Other types of articulation

  • Double tonguing. This is when you use two different parts of your oral cavity to create a faster articulation by saying syllables such as “dig-uh” or “tuh-kuh”, allowing you to increase your articulation speed. (Just like in single tonguing, the syllables are up for debate.)
  • Triple tonguing. Like double tonguing, only using three different parts of your tongue. One syllable includes “tuh-kuh-tuh, although there are several other syllables commonly used. If you are looking to develop double or triple tonguing, you can learn a lot from flute, trumpet, and general brass pedagogy.
  • Flutter tonguing / growling. If you can roll your ‘r’ then you can flutter tongue. If not, you can growl or “gargle” using the back of your throat for a similar effect.
  • Slap tonguing. To do this, you will need to create suction between the tongue and the reed to mimic a slapping sound effect.
  • Lateral tonguing. Instead of moving your tongue back and forth to and away from the reed, you move it laterally (side to side). Some musicians believe that this can achieve faster speeds than traditional tonguing.
  • Anchor tonguing. This is a bad habit many wind players can develop in which the tip of the tongue rests behind the teeth and you use the middle or back of the tongue to make contact with the reed. (Note: This is generally avoided on clarinet and can be very difficult to correct, but I have chosen to include this here as a point of reference for various articulation techniques – I do not recommend using this articulation on clarinet.)
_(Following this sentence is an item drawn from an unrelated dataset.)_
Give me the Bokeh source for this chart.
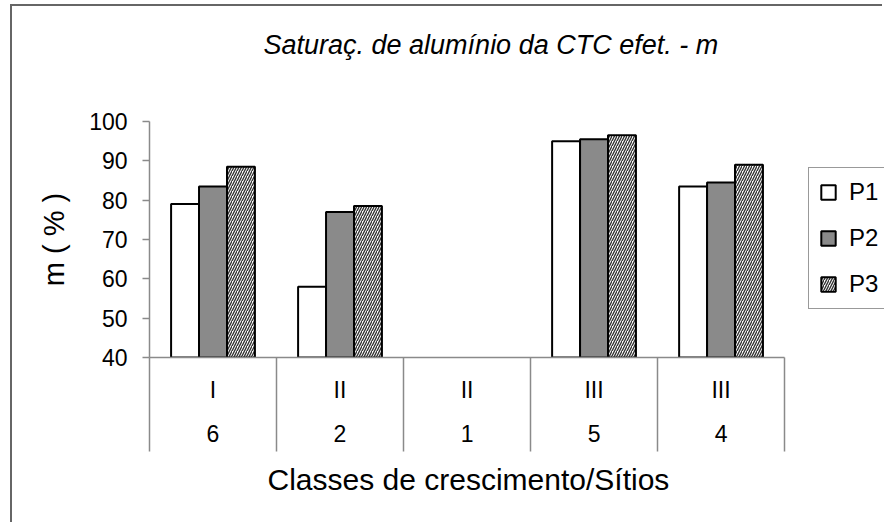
from bokeh.plotting import figure
from bokeh.models import (Range1d, LinearAxis, FixedTicker, Legend,
                          LegendItem, ColumnDataSource, Title)
from bokeh.transform import dodge
from bokeh.embed import file_html
from bokeh.resources import INLINE

# ---- data ----
sites = ["6", "2", "1", "5", "4"]
classes = ["I", "II", "II", "III", "III"]
series = ["P1", "P2", "P3"]
p1 = [79.0, 58.0, float("nan"), 95.0, 83.5]
p2 = [83.5, 77.0, float("nan"), 95.5, 84.5]
p3 = [88.5, 78.5, float("nan"), 96.5, 89.0]
y_ticks = [40, 50, 60, 70, 80, 90, 100]

title_text = "Saturaç. de alumínio da CTC efet. - m"
x_title = "Classes de crescimento/Sítios"
y_title = "m ( % )"

FONT = "Liberation Sans"
GRAY = "#8a8a8a"

n = len(sites)
centers = [i + 0.5 for i in range(n)]          # category centres on a 0..n scale
bounds = [float(i) for i in range(n + 1)]      # category boundaries
legend_room = 0.787                            # extra x room right of the categories for the legend

src = ColumnDataSource(dict(xc=centers, sites=sites, p1=p1, p2=p2, p3=p3))

p = figure(width=872, height=518,
           x_range=Range1d(0, n + legend_room),
           y_range=Range1d(40, 100),
           output_backend="svg", toolbar_location=None,
           x_axis_location=None,
           min_border_left=137, min_border_right=0,
           min_border_top=115, min_border_bottom=167)

p.outline_line_color = None
p.grid.visible = False
p.background_fill_color = "white"
p.border_fill_color = "white"
p.styles = {"margin-left": "10px", "margin-top": "4px",
            "border-left": "2px solid #666666", "border-top": "2px solid #666666"}

# title (outermost) + spacer title between it and the frame
p.title.text = title_text
p.title.text_font = FONT
p.title.text_font_style = "italic"
p.title.text_font_size = "27px"
p.title.align = "left"
p.title.offset = 114
p.title.standoff = 0
p.title.vertical_align = "middle"
p.title.text_color = "black"
spacer = Title(text=" ", text_font_size="10px", standoff=48, text_color="white")
p.add_layout(spacer, "above")

# bars
w = 0.22
r1 = p.vbar(x=dodge("xc", -w), top="p1", bottom=40, width=w,
            source=src, fill_color="white", line_color="black", line_width=2)
r2 = p.vbar(x=dodge("xc", 0), top="p2", bottom=40, width=w,
            source=src, fill_color="#8a8a8a", line_color="black", line_width=2)
r3 = p.vbar(x=dodge("xc", w), top="p3", bottom=40, width=w,
            source=src, fill_color="white", hatch_pattern="/", hatch_color="#333333",
            hatch_scale=5, hatch_weight=1.4, line_color="black", line_width=2)

# y axis
ya = p.yaxis[0]
ya.ticker = FixedTicker(ticks=y_ticks)
ya.axis_line_color = GRAY
ya.axis_line_width = 1.5
ya.major_tick_line_color = GRAY
ya.major_tick_line_width = 1.5
ya.major_tick_out = 7
ya.major_tick_in = 0
ya.minor_tick_line_color = None
ya.major_label_text_font = FONT
ya.major_label_text_font_size = "23px"
ya.major_label_text_color = "black"
ya.major_label_standoff = 15
ya.axis_label = y_title
ya.axis_label_text_font = FONT
ya.axis_label_text_font_size = "29px"
ya.axis_label_text_font_style = "normal"
ya.axis_label_text_color = "black"
ya.axis_label_standoff = 16

# x axes (two label rows + category separators)
ax1 = LinearAxis(ticker=FixedTicker(ticks=centers, minor_ticks=bounds),
                 bounds=(0, n),
                 major_label_overrides={c: t for c, t in zip(centers, classes)},
                 axis_line_color=GRAY, axis_line_width=1.5,
                 major_tick_in=0, major_tick_out=0, major_tick_line_color=None,
                 minor_tick_in=-94, minor_tick_out=0, minor_tick_line_color=GRAY,
                 minor_tick_line_width=1.5,
                 major_label_text_font=FONT, major_label_text_font_size="23px",
                 major_label_text_color="black", major_label_standoff=19)
ax2 = LinearAxis(ticker=FixedTicker(ticks=centers),
                 bounds=(0, n),
                 major_label_overrides={c: t for c, t in zip(centers, sites)},
                 axis_line_color=None, major_tick_line_color=None,
                 minor_tick_line_color=None,
                 major_tick_in=0, major_tick_out=0,
                 major_label_text_font=FONT, major_label_text_font_size="23px",
                 major_label_text_color="black", major_label_standoff=19)
p.add_layout(ax1, "below")
p.add_layout(ax2, "below")

# x-axis title, centred under the categories (not under the legend room)
xt = Title(text=x_title, text_font=FONT, text_font_size="30px", text_font_style="normal",
           text_color="black", align="left", offset=118, standoff=34,
           vertical_align="middle")
p.add_layout(xt, "below")

# legend
legend = Legend(items=[LegendItem(label=s, renderers=[r]) for s, r in zip(series, [r1, r2, r3])],
                location=(659, 48), margin=0, padding=10, spacing=18,
                glyph_width=18, glyph_height=18, label_height=25, label_standoff=12,
                label_text_font=FONT, label_text_font_size="24px", label_text_color="black",
                border_line_color="#333333", border_line_width=1,
                background_fill_color="white", background_fill_alpha=1)
p.add_layout(legend)

open("out.html", "w").write(file_html(p, INLINE))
Clarinet articulation resources

Here are a few of my favourite exercises and resources to learn more about clarinet articulation:

  • Reginald Kell 17 Staccato Studies (also Clarinet Staccato from the Beginning)
  • Gustave Langenus “Tonguing Study” from Book Three of Complete Method for the Clarinet (No. 11 – page 22)
  • Robert Stark Daily Staccato Exercises        
  • Randall Cunningham Tongue Twisters
  • Fernand Gillet Exercices Sur Les Gammes, Les Intervalles, et Le Staccato Pour Clarinette
  • Reiner Wehle Clarinet Fundamentals 1: Sound and Articulation
  • Avrahm Galper Tone, Technique, and Staccato
  • Allen Sigel Clarinet Articulation

Keep in mind that tonguing exercises don’t have to be fancy – you can practice scales in a variety of articulation styles and patterns to develop quality articulation on clarinet.


I hope this information is useful as you embark on your clarinet articulation journey! What other tonguing tips or advice would you add to this list?

2 thoughts on “The Complete Guide to Clarinet Articulation

  1. Thank you for the article.
    I would add one advice which helped me a lot, which is to increase the air pressure in the staccato passages.
    Recorder articulation may be an inspiration for the clarinet playing as well.